I hope your mower has 4WD


----------



## dzrick (Aug 22, 2007)

That's all you got?


----------



## bribrius (May 5, 2007)

so did you cut the grass?


----------



## RBRONKEMA GHTFD (Dec 17, 2006)

HAH yeah I gotta know did ya mow or go plowing? HAH! My boss tried making us do that this past spring with about a .25 inch of snow on the ground. Yeah all we did was clog up the baggers. Oh and it was cold as could be too.


----------



## DBL (Aug 27, 2005)

looks like you got a little precipitation there


----------



## grandview (Oct 9, 2005)

Looks like it's time for the plow.It's also that wet heavy stuff. See you later!:crying:


----------



## DBL (Aug 27, 2005)

wow from the looks of it it definetly looks plowable so go plow and come home and


----------



## bribrius (May 5, 2007)

does that mean your going too take plowing pics for us? i love plowing pics


----------



## nms0219 (Jan 20, 2007)

All I can say is that I'm glad I put the plows on last night. I have about 3" on the ground now and its still coming down!


----------



## Bossman 92 (Sep 27, 2006)

All I can say is I am glad we don't have that here!  I have nothing ready. I just went today and got a skid of salt and some calicum. I need at least another week to finish up the mowing, get the truck back from the shop, and hook up the plows and spreaders, mabey I need 2 weeks.  

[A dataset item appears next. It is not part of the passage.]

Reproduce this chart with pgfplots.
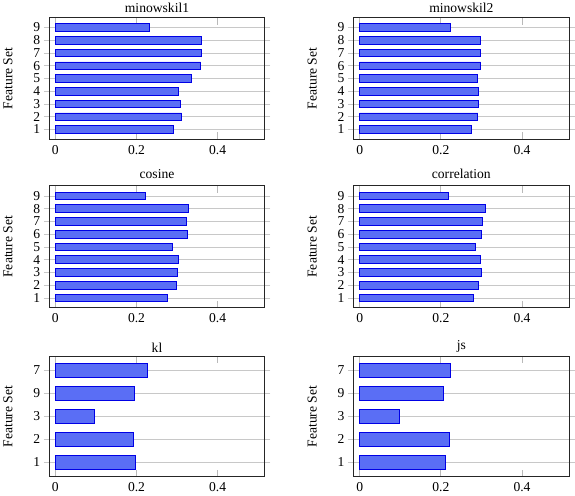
\documentclass[border=0pt]{standalone}
\usepackage{pgfplots}
\pgfplotsset{compat=1.18}
\usepackage{fontspec}
\setmainfont{Liberation Serif}
\definecolor{barfill}{RGB}{90,110,245}
\definecolor{gridc}{RGB}{200,200,200}
\newcommand{\myfs}{\fontsize{13.5}{16}\selectfont}
\pgfplotsset{
  myax/.style={
    scale only axis,
    width=214pt,
    xmin=-0.015, xmax=0.516,
    xtick={0,0.2,0.4},
    /pgf/number format/assume math mode=true,
    xtick align=inside,
    ytick align=outside,
    major tick length=5.5pt,
    x tick style={gridc!80!gray, line width=0.8pt, /pgfplots/major tick length=7pt},
    y tick style={gridc, line width=0.8pt},
    ymajorgrids,
    grid style={gridc, line width=0.8pt},
    axis line style={black!85, line width=0.9pt},
    tick label style={font=\myfs},
    x tick label style={yshift=-2.5pt},
    ylabel={Feature Set},
    every axis y label/.style={at={(axis description cs:-0.192,0.5)}, rotate=90, anchor=center, font=\myfs},
    title style={font=\myfs},
    clip=false,
  },
  topax/.style={myax, height=121pt, ymin=0.23, ymax=9.79, ytick={1,...,9}},
  botax/.style={myax, height=120pt, ymin=-0.64, ymax=4.63, ytick={0,...,4}, yticklabels={1,2,3,9,7}, title style={yshift=-5.7pt}},
  mybar/.style={xbar, bar width=0.6, bar shift=0pt, fill=barfill, draw=blue!90!black, line width=0.8pt},
}
\begin{document}
\begin{tikzpicture}
\begin{axis}[topax, at={(51pt,-16pt)}, anchor=north west, title={minowskil1}, title style={yshift=-5pt}]
\addplot[mybar] coordinates {(0.292,1) (0.311,2) (0.307,3) (0.304,4) (0.336,5) (0.358,6) (0.361,7) (0.359,8) (0.232,9)};
\end{axis}
\begin{axis}[topax, at={(353.3pt,-16pt)}, anchor=north west, title={minowskil2}, title style={yshift=-5pt}]
\addplot[mybar] coordinates {(0.275,1) (0.291,2) (0.293,3) (0.293,4) (0.290,5) (0.298,6) (0.298,7) (0.298,8) (0.224,9)};
\end{axis}
\begin{axis}[topax, at={(51pt,-183.3pt)}, anchor=north west, title={cosine}, title style={yshift=-2.7pt}]
\addplot[mybar] coordinates {(0.277,1) (0.298,2) (0.301,3) (0.303,4) (0.288,5) (0.326,6) (0.323,7) (0.327,8) (0.222,9)};
\end{axis}
\begin{axis}[topax, at={(353.3pt,-183.3pt)}, anchor=north west, title={correlation}, title style={yshift=-2.7pt}]
\addplot[mybar] coordinates {(0.279,1) (0.293,2) (0.300,3) (0.297,4) (0.284,5) (0.300,6) (0.302,7) (0.309,8) (0.219,9)};
\end{axis}
\begin{axis}[botax, at={(51pt,-352.3pt)}, anchor=north west, title={kl}]
\addplot[mybar] coordinates {(0.198,0) (0.193,1) (0.096,2) (0.195,3) (0.226,4)};
\end{axis}
\begin{axis}[botax, at={(353.3pt,-352.3pt)}, anchor=north west, title={js}]
\addplot[mybar] coordinates {(0.211,0) (0.221,1) (0.097,2) (0.206,3) (0.223,4)};
\end{axis}
\end{tikzpicture}
\end{document}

Post some pics when you get home.

Bossman


----------



## NoFearDeere (Nov 7, 2005)

I need atleast 3 weeks but a month would be fabulous!


----------



## DBL (Aug 27, 2005)

Bossman 92;425228 said:


> All I can say is I am glad we don't have that here!  I have nothing ready. I just went today and got a skid of salt and some calicum. I need at least another week to finish up the mowing, get the truck back from the shop, and hook up the plows and spreaders, mabey I need 2 weeks.
> 
> Post some pics when you get home.
> 
> Bossman


................havent even started leaf cleanups yet.....................


----------



## bribrius (May 5, 2007)

i was ready a month ago. get er'done.


----------



## xtreem3d (Nov 26, 2005)

shouldn't you guys be out plowing and salting instead of on the computer:waving: 
ps send some down our way !!!!


----------



## Bossman 92 (Sep 27, 2006)

I have a few clean-ups to do, hopefully it can hold off untill then. I love the snow, but give me a few weeks. 

Bossman


----------



## dmax08 (Aug 16, 2007)

drover threw all of that today! came up threw erie etc. nice seeing the white stuff again


----------



## deere615 (Jun 1, 2007)

We only got a few flakes down here today:crying:


----------



## grandview (Oct 9, 2005)

Well I'm back in. Had to do half the lots,half had 4 inches, the half slop .Did a small video will be on later.


----------



## Sydenstricker Landscaping (Dec 17, 2006)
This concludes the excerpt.